Jonas Pierre

Free agent
- Position: Center

Personal information
- Born: May 30, 1980 (age 45)
- Nationality: American
- Listed height: 6 ft 11 in (2.11 m)
- Listed weight: 240 lb (109 kg)

Career information
- High school: Canarsie (Brooklyn, New York)
- College: Long Beach CC (2000–2001); Western Nebraska CC (2001–2002); Lincoln (MO) (2002–2004);
- NBA draft: 2004: undrafted
- Playing career: 2004–2014

Career history
- 2009: Quebec Kebs
- 2009: Venice Beach Warriors
- 2011: Terceira Basket
- 2012: Moncton Miracles
- 2013: Montreal Jazz
- 2014: Saint John Mill Rats

Career highlights
- NBL Canada blocks leader (2013); Second-team All-NBL Canada (2013); PBL co-Defensive Player of the Year (2009); PBL blocks leader (2009);

= Jonas Pierre =

American basketball player (born 1980)

Jonas Farley Pierre (born May 30, 1980) is an American professional basketball player. A center, he has played with three teams in the National Basketball League of Canada (NBL). Pierre last played with the Saint John Mill Rats in Canada.

== Collegiate career ==
Pierre started played college basketball with Long Beach City College in Long Beach, California and transferred to Western Nebraska Community College for his sophomore season. He then joined Lincoln University in Missouri for his third year. In the summer of 2003, he signed a letter of intent to play with Nicholls State in the NCAA Division I. However, he returned to Lincoln the following season.

== Professional career ==
Pierre joined the Quebec Kebs and played in the Premier Basketball League (PBL) for the 2008–2009 season. By the end of the season, he was averaging 8.6 rebounds and 3.0 blocks in 22.0 minutes per game. He recorded career-bests of 11 blocks on January 4 and 21 rebounds on January 25, both against the Manchester Millrats. Pierre led the PBL in blocks and ranked sixth in rebounds. He was named co-Defensive Player of the Year with Al Stewart of the Millrats.

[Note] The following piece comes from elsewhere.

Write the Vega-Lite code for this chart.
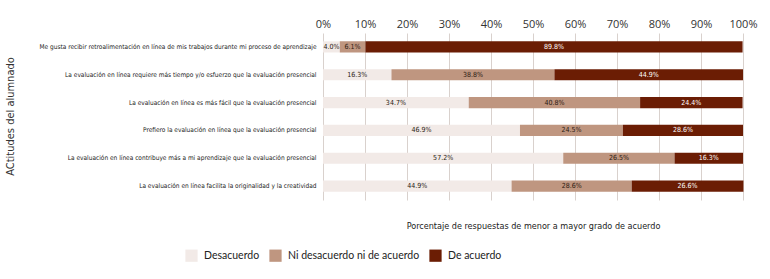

Pierre played with the Venice Beach Warriors of the International Basketball League (IBL) in 2009. On May 2, he recorded a season-high 12 rebounds in a win over the Bellingham Slam. He scored a career-best 22 points against Edmonton Energy in his season finale on May 9, 2009. Pierre finished the year averaging 6.3 points and 8.0 rebounds.

Pierre competed for Terceira Basket of the Portuguese League in nine games in 2011. He notched season-highs of 15 points and 15 rebounds against S.C. Lusitânia on November 12. This was one of five contests in which he recorded over 10 rebounds. Pierre also recorded 3 or more blocks on four occasions.

On January 23, 2012, Pierre debuted in the National Basketball League of Canada (NBL) for the Moncton Miracles. He grabbed one rebound and scored no points in four minutes. However, he recorded 6 points, 9 rebounds, and 1 block in the following contest.

Pierre returned to Canada on January 1, 2013, when he moved to the Montreal Jazz and contributed 6 points, 3 blocks, and 15 rebounds in a win over the Windsor Express. He had another 10-rebound game on January 18, against the Summerside Storm, when he finished with 13. On February 23, 2013, vs the Halifax Rainmen, Pierre recorded his first double-double of the season, as he notched 10 points and 17 rebounds. However, his team had a 2–18 record while he was on the court. Pierre finished the season on an All-NBL Canada Team and led the league in blocks, averaging 2.59 per game.

Pierre took part in his third NBL Canada season with the Saint John Mill Rats. He made his debut by posting 2 points against the Island Storm on January 16, 2014. On February 6, Pierre recorded a season-best 5 rebounds. However, he played for fewer than 20 minutes in all eight of his games.

After retirement, Pierre started coaching at St. Patrick's High School. After his first year, he led his team to a third-place finish!

In 2015, he joined the Cégep of Sainte-Foy women basketball team as an assistant coach. He won his first gold medal at the RSEQ provincial championship.